* Begin Information provided *

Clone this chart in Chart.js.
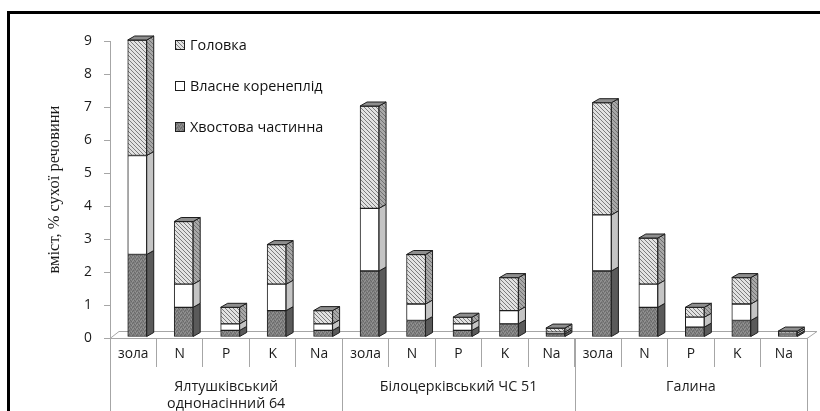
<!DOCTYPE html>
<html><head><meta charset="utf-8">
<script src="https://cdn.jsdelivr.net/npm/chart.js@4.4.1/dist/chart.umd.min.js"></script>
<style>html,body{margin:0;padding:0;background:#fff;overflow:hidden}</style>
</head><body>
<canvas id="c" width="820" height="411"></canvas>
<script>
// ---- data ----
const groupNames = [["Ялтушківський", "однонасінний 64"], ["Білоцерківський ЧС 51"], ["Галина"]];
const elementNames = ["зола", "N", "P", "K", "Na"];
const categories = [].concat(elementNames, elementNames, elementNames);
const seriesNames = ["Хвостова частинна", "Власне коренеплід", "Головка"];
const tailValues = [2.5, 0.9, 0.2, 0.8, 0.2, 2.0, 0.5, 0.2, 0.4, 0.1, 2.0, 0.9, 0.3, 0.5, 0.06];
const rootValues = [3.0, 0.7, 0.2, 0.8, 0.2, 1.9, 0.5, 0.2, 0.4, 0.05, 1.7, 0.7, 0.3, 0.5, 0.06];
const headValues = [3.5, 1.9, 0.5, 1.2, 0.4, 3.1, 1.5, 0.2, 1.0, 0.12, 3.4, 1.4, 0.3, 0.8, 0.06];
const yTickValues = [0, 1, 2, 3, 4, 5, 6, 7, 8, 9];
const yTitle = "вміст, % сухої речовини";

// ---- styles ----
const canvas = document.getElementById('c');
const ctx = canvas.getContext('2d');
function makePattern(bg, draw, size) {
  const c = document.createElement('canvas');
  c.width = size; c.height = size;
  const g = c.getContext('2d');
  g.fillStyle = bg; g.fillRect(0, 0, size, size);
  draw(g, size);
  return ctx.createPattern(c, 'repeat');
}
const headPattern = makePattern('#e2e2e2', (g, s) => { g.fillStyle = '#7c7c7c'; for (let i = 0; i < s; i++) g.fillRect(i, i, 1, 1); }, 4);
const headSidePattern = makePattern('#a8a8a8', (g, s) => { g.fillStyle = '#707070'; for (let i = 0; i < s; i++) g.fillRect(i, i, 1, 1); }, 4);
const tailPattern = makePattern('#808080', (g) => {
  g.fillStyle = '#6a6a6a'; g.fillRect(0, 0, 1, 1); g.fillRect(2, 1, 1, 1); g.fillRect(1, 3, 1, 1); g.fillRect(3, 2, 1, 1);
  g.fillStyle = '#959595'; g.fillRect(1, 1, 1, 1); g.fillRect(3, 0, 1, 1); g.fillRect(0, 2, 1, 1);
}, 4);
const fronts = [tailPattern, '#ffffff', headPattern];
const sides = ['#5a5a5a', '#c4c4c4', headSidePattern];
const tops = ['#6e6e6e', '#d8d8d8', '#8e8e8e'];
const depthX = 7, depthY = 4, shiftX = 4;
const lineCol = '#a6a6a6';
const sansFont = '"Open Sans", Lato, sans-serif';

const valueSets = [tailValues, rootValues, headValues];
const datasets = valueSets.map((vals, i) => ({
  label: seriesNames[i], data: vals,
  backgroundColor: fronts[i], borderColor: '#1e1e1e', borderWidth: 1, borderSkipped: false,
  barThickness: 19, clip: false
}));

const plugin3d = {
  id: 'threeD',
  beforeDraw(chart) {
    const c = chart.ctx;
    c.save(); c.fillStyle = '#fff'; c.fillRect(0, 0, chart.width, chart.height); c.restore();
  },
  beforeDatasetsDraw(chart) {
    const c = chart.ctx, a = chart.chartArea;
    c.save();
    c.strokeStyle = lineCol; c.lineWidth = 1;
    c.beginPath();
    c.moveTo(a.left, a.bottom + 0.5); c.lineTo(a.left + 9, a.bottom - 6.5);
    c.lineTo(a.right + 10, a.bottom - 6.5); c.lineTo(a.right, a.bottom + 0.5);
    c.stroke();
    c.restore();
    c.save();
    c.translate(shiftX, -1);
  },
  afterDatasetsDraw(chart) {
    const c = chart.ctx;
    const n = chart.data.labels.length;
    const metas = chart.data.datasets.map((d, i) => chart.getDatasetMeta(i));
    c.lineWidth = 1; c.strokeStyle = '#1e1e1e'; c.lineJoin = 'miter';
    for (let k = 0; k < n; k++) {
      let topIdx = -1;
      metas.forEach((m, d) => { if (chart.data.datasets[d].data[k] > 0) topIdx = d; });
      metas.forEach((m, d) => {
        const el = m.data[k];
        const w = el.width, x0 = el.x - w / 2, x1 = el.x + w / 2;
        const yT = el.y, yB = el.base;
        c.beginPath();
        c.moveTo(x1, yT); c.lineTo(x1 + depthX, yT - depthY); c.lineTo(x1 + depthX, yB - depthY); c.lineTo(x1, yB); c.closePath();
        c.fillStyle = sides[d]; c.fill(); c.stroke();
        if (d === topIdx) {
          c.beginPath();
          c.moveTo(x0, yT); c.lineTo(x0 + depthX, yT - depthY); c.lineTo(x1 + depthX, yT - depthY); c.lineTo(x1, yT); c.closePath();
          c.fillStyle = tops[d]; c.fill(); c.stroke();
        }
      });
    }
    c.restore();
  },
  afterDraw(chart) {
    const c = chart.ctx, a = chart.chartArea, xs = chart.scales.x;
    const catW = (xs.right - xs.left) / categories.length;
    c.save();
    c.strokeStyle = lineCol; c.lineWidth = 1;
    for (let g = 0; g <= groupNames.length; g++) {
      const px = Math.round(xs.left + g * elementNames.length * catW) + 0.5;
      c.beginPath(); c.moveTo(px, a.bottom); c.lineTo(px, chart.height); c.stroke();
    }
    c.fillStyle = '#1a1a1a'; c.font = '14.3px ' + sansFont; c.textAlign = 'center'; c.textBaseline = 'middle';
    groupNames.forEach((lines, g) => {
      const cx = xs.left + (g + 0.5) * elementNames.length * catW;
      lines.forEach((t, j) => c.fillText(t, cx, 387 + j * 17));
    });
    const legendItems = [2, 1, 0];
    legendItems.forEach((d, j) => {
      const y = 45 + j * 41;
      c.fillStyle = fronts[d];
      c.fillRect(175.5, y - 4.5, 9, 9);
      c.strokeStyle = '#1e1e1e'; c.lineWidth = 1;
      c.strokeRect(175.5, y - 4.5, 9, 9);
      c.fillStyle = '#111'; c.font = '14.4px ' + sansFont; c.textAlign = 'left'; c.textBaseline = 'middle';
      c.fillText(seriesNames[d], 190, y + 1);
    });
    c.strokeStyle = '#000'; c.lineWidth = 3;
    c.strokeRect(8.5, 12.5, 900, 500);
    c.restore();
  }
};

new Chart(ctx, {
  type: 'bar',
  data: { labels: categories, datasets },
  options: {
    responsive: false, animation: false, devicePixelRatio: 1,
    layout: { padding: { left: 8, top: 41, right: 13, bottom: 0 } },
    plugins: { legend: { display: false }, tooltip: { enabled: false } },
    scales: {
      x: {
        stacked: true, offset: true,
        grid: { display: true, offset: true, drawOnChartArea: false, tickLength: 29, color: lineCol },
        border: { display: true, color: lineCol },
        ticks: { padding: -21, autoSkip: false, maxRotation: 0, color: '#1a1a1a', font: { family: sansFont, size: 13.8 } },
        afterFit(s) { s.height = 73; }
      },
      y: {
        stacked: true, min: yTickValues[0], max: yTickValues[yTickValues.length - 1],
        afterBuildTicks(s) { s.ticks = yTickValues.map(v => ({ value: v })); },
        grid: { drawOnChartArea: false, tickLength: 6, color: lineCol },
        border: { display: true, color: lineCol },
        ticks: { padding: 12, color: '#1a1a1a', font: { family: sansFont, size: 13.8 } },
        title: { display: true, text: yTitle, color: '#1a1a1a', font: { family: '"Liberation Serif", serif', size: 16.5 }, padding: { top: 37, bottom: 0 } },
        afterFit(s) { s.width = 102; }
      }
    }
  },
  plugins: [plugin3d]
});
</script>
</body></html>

* End Information provided *
* Begin Information provided *

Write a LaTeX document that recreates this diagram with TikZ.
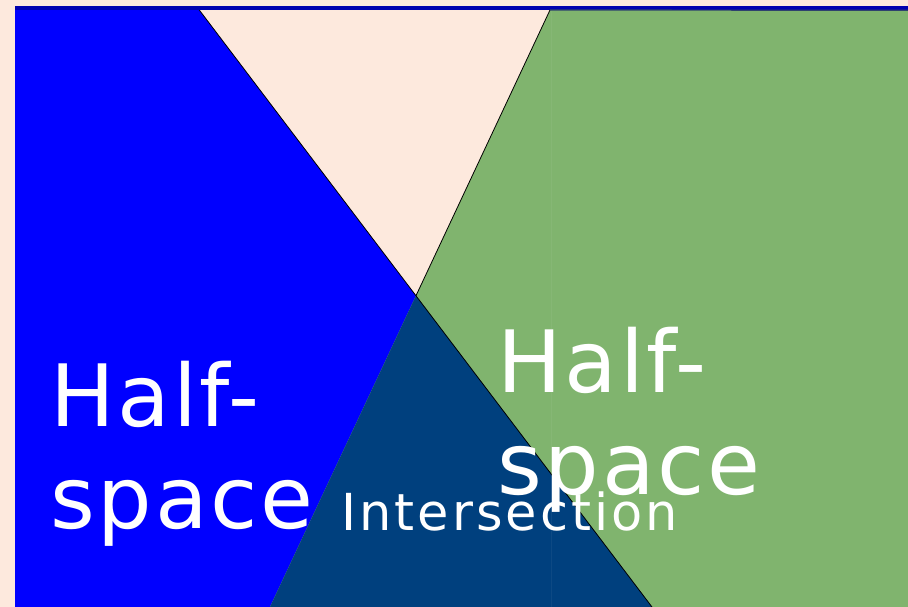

* End Information provided *

* _Directive_
Exactly how many lines of the material contain the word "document"? Write the number alone.

* _Correct result_
3